高齢者との出会いによって若者のマナーが向上

 トヨタ中央自動車学校の加藤校長は、スクールバス事業について次のように述べている。「今まで交通安全対策などのキャンペーンなどで、地域や社会に貢献したいと思ってやってきましたが、今回送迎バスを高齢者の方々に利用してもらおうと思ったのは、まさに地域や社会に貢献したいの一言です。高齢者の方々も、免許の更新のための講習などで、学校に出向く機会が増え、新たなにぎわいが生まれています。高齢者の参画によって、秩序が生まれ、若者のマナーもよくなりました」。

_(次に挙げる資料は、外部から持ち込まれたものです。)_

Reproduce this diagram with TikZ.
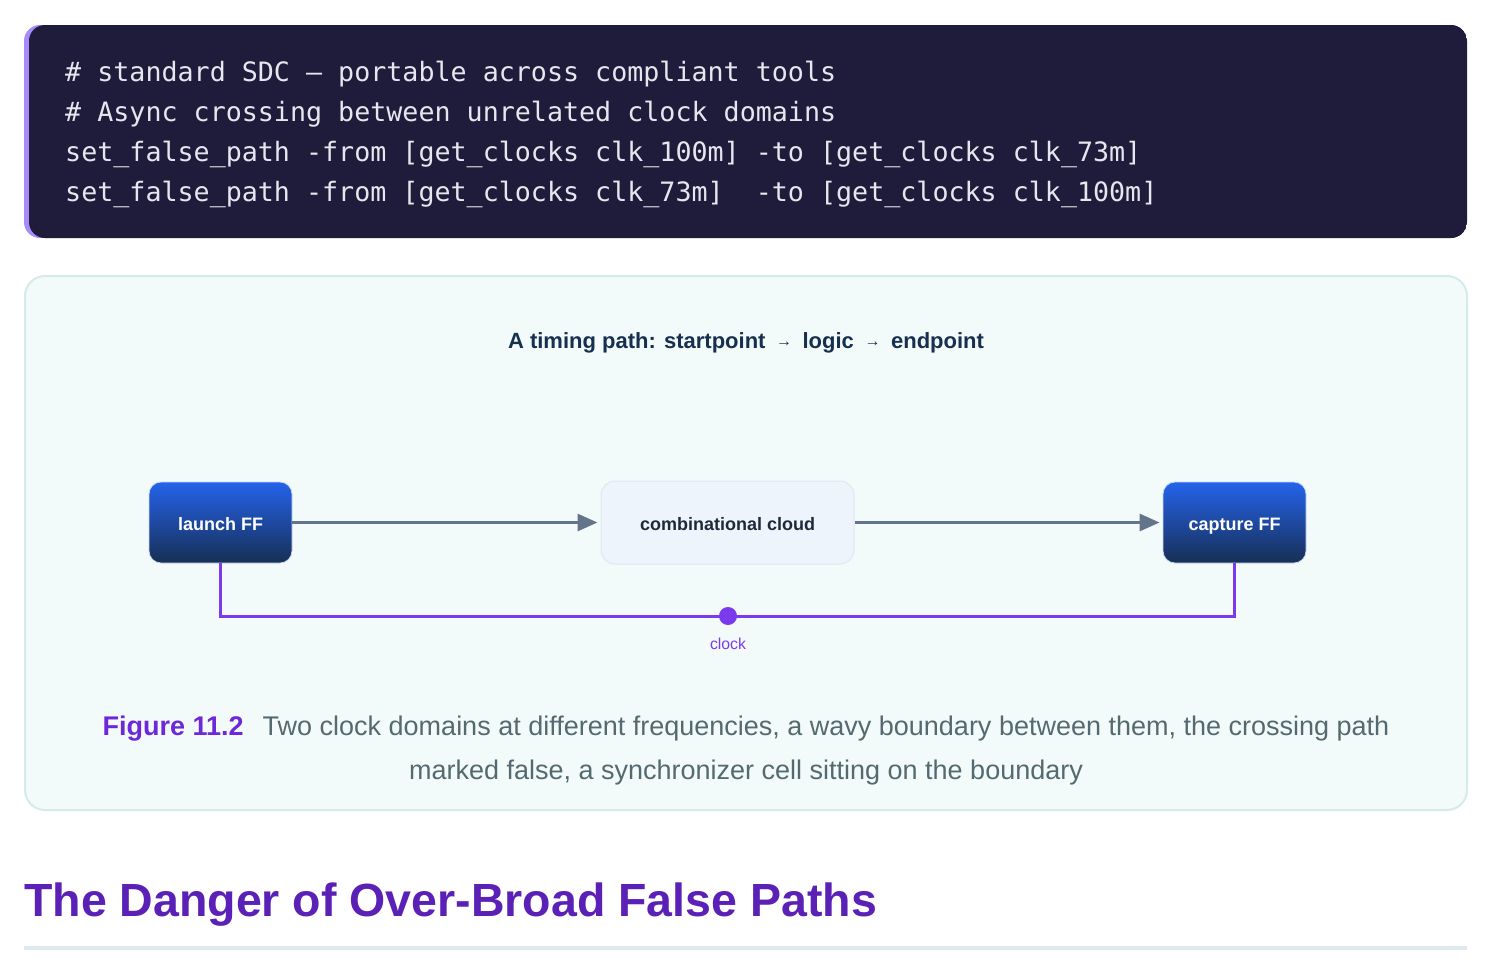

また、当学校では、事業開始前から教室に「思いやり」というキャッチフレーズを貼り紙し、高齢者の利用を、思いやりを持って、接することを説いた、と言う。


送迎バスが満員の場合はどうするのか?

 もう一つの自動車学校、豊田自動車学校の基本姿勢も、社会貢献であることに変りはない。スクールバス事業の今後の課題について、小林校長は、こう語っている。「教習生の多くは、18歳から19歳の高校の卒業生。問題なのは、教習の期間が11月から3月までの間に集中することです。この間の送迎バスは、時間帯によっては、教習生でマイクロバスが、満員になる場合もあります。そうしたバスに、高齢者が乗車しようとした場合、乗車出来ないケースも出て来ないとも限りません」。
 教習生の送迎に支障の出る場合には、乗車出来ないこともある点については、予めパスカードの申し込みの際、高齢者の方々に、口頭及び資料で補足説明している、と言うのだが…。


住宅地の中を深く入り込んでいる路線網

 自動車学校に寄せられた利用者の感想は、次の通りである。「大変ありがたい。皆に知らせてやりたい(1回乗った女性)」「病院へ行くのに大変感謝(9時半に乗車した男性)」。一方、運転手さんが困ったことには「スライドドアが自力で開けられない人がいた」などのケースがある。そうした中で、若い教習生が、ドアの開閉を手助けしたりする車内での光景が多々見られる、と言う。送迎バスは、若者と高齢者との新たな出会いの場とも、なっているのだ。
 高齢福祉課の河原さんは、当事業についてこう述べている。「自動車学校のご好意によって、全く経費をかけずに、既存のバス車両や路線網を活用させていただくなかで、多くの利用者に大変に喜ばれています。スクールバスの路線網は、幹線道路を走る路線バスと違って、住宅地の中に深く入り込んで走っているので、高齢者にとっても、こうした路線は利用しやすいはずです」。スクールバスを活用した豊田市の高齢者等への外出支援策は、大好評のうちに走り出している。